Пришел старый лысенький человечек. И ему нельзя было не верить, когда он, пересчитав свое возмездие и похлопывая по рублевикам, говорил Прохарчину так: «Денежки‐с, их не будет и каши не будет, а у меня семеро»; и не только говорил, но будто даже и упрекал господина Прохарчина в этих семерых, а хуже всего при этом было, что Прохарчину и точно страшно и совестно стало, что вот у этого человечка, совершенно ему чужого, такая большая семья и что семью эту надо кормить хотя бы кашей; канцелярия никогда не говорила господину Прохарчину ничего подобного, и теперь он чадно, но больно чувствовал, что два горя вместо одного – плохое утешение, а все же где только два человека, там непременно будет и два горя. Переносила поэзия Прохарчина и на какой‐то забор, И это было тоже новое, т. е., собственно, – то свое, нутряное, но только зачем‐то ставшее странно праздничным, совсем чужим и словно бы даже выдуманным. Смотрит будто Прохарчин то на пожар, то как качают, – а сзади его бьют, зачем, мол, ты ничего не умеешь и не можешь, а только смотришь.

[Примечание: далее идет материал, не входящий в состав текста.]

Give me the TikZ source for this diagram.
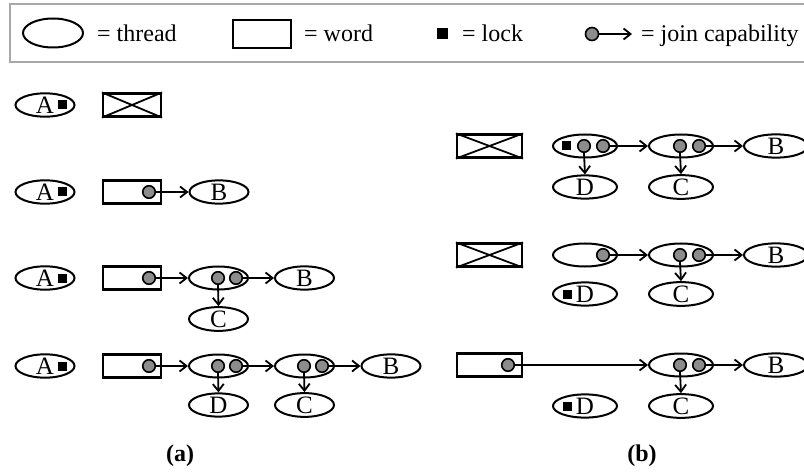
\documentclass[tikz,border=0pt]{standalone}
\usepackage{fontspec}
\setmainfont{Liberation Serif}
\usetikzlibrary{arrows.meta,shapes.geometric}
\definecolor{capgray}{HTML}{8C8C8C}
\definecolor{framegray}{HTML}{A8A8A8}
\begin{document}
\begin{tikzpicture}[x=1pt,y=-1pt,
  every node/.style={font=\fontsize{25}{28}\selectfont},
  thread/.style={draw, ellipse, line width=2pt, minimum width=59pt, minimum height=23pt, inner sep=0pt},
  threadb/.style={thread, minimum width=64pt},
  word/.style={draw, rectangle, line width=2.2pt, minimum width=58pt, minimum height=23pt, inner sep=0pt},
  wordb/.style={word, minimum width=65pt},
  lockbox/.style={fill=black, rectangle, minimum size=9pt, inner sep=0pt},
  capdot/.style={circle, draw, line width=1.6pt, fill=capgray, minimum size=12.5pt, inner sep=0pt},
  joinarrow/.style={-{Straight Barb[length=7pt,width=11pt,line width=1.8pt]}, line width=1.8pt},
  legtext/.style={anchor=base west, inner sep=0pt, font=\fontsize{24}{28}\selectfont},
  cross/.style={line width=1.8pt}
]
\useasboundingbox (0,0) rectangle (804,476);

% ---------------- legend ----------------
\draw[framegray, line width=1.6pt] (10,4) rectangle (814,62);
\node[thread, minimum width=60pt, minimum height=29pt] (lt) at (53,33) {};
\node[legtext] (ltt) at (97,42) {= thread};
\node[word, minimum height=28pt] (lw) at (262,34) {};
\node[legtext] (lwt) at (304,42) {= word};
\node[lockbox, minimum size=11pt] (ll) at (442,34) {};
\node[legtext] (llt) at (462,42) {= lock};
\node[capdot, minimum size=13pt] (lc) at (592,34) {};
\coordinate (lce) at (632,34);
\draw[joinarrow] (lc.east) -- (lce);
\node[legtext] (lct) at (641,42) {= join capability};

% ---------------- panel (a) ----------------
% row 1
\node[thread] (a1A) at (45,105) {A};
\node[lockbox] (a1L) at (62.5,105) {};
\node[word] (a1W) at (132,105) {};
\draw[cross] (a1W.north west) -- (a1W.south east) (a1W.south west) -- (a1W.north east);

% row 2
\node[thread] (a2A) at (45,192) {A};
\node[lockbox] (a2L) at (62.5,192) {};
\node[word] (a2W) at (132,192) {};
\node[capdot] (a2c) at (149,192) {};
\node[thread] (a2B) at (219,192) {B};
\draw[joinarrow] (a2c.east) -- (a2B.west);

% row 3
\node[thread] (a3A) at (45,278) {A};
\node[lockbox] (a3L) at (62.5,278) {};
\node[word] (a3W) at (132,278) {};
\node[capdot] (a3c) at (149,278) {};
\node[thread] (a3T) at (218.5,278) {};
\node[capdot] (a3c1) at (218,278) {};
\node[capdot] (a3c2) at (236,278) {};
\node[thread] (a3B) at (304.5,278) {B};
\node[thread] (a3C) at (218.5,319) {C};
\draw[joinarrow] (a3c.east) -- (a3T.west);
\draw[joinarrow] (a3c2.east) -- (a3B.west);
\draw[joinarrow] (a3c1.south) -- (a3C.north);

% row 4
\node[thread] (a4A) at (45,366) {A};
\node[lockbox] (a4L) at (62.5,366) {};
\node[word] (a4W) at (132,366) {};
\node[capdot] (a4c) at (149,366) {};
\node[thread] (a4T) at (218.5,366) {};
\node[capdot] (a4c1) at (218,366) {};
\node[capdot] (a4c2) at (236,366) {};
\node[thread] (a4U) at (304.5,366) {};
\node[capdot] (a4d1) at (304,366) {};
\node[capdot] (a4d2) at (322,366) {};
\node[thread] (a4B) at (391,366) {B};
\node[thread] (a4D) at (218.5,405) {D};
\node[thread] (a4C) at (304.5,405) {C};
\draw[joinarrow] (a4c.east) -- (a4T.west);
\draw[joinarrow] (a4c2.east) -- (a4U.west);
\draw[joinarrow] (a4d2.east) -- (a4B.west);
\draw[joinarrow] (a4c1.south) -- (a4D.north);
\draw[joinarrow] (a4d1.south) -- (a4C.north);

\node[font=\fontsize{24}{28}\selectfont\bfseries] (labA) at (180,456) {(a)};

% ---------------- panel (b) ----------------
% row 1
\node[wordb] (b1W) at (489.5,146) {};
\draw[cross] (b1W.north west) -- (b1W.south east) (b1W.south west) -- (b1W.north east);
\node[threadb] (b1T) at (585,146) {};
\node[lockbox] (b1L) at (566,146) {};
\node[capdot] (b1c1) at (584,146) {};
\node[capdot] (b1c2) at (603,146) {};
\node[threadb] (b1U) at (681,146) {};
\node[capdot] (b1d1) at (680,146) {};
\node[capdot] (b1d2) at (699,146) {};
\node[threadb] (b1B) at (776,146) {B};
\node[threadb] (b1D) at (585,187) {D};
\node[threadb] (b1C) at (681,187) {C};
\draw[joinarrow] (b1c2.east) -- (b1U.west);
\draw[joinarrow] (b1d2.east) -- (b1B.west);
\draw[joinarrow] (b1c1.south) -- (b1D.north);
\draw[joinarrow] (b1d1.south) -- (b1C.north);

% row 2
\node[wordb] (b2W) at (489.5,255) {};
\draw[cross] (b2W.north west) -- (b2W.south east) (b2W.south west) -- (b2W.north east);
\node[threadb] (b2T) at (585,255) {};
\node[capdot] (b2c2) at (603,255) {};
\node[threadb] (b2U) at (681,255) {};
\node[capdot] (b2d1) at (680,255) {};
\node[capdot] (b2d2) at (699,255) {};
\node[threadb] (b2B) at (776,255) {B};
\node[threadb] (b2D) at (585,294) {D};
\node[lockbox] (b2L) at (567,294) {};
\node[threadb] (b2C) at (681,294) {C};
\draw[joinarrow] (b2c2.east) -- (b2U.west);
\draw[joinarrow] (b2d2.east) -- (b2B.west);
\draw[joinarrow] (b2d1.south) -- (b2C.north);

% row 3
\node[wordb] (b3W) at (489.5,365) {};
\node[capdot] (b3c) at (508,365) {};
\node[threadb] (b3U) at (681,365) {};
\node[capdot] (b3d1) at (680,365) {};
\node[capdot] (b3d2) at (699,365) {};
\node[threadb] (b3B) at (776,365) {B};
\node[threadb] (b3D) at (585,406) {D};
\node[lockbox] (b3L) at (567,406) {};
\node[threadb] (b3C) at (681,406) {C};
\draw[joinarrow] (b3c.east) -- (b3U.west);
\draw[joinarrow] (b3d2.east) -- (b3B.west);
\draw[joinarrow] (b3d1.south) -- (b3C.north);

\node[font=\fontsize{24}{28}\selectfont\bfseries] (labB) at (642,456) {(b)};
\end{tikzpicture}
\end{document}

Потом привиделась ему еще фигура того старика с геморроидальным лицом в ватном халатишке, отлучившегося было еще до пожара в лавочку за сухарями и табаком своему жильцу и пробирающегося теперь с молочником и четверкой в руках сквозь толпу до дома, где горели у него жена, дочка и тридцать с полтиною денег в углу под периною.
И был это и он, Прохарчин, и не он. Но больше всего преследовал Прохарчина один кошмар – куда, казалось, вместились и самая суть жизни, и весь ее страх: «Это была бедная грешная баба – в лаптишках, с костылем, с плетеной котомкой за плечами и в рубище. Она кричала громче пожарных и народа, размахивая костылем и руками, о том, что выгнали ее откуда‐то дети родные и что пропали при сем случае тоже два пятака. Дети и пятаки, пятаки и дети вертелись на ее языке в непонятной глубокой бессмыслице, от которой все отступились после тщетных усилий понять».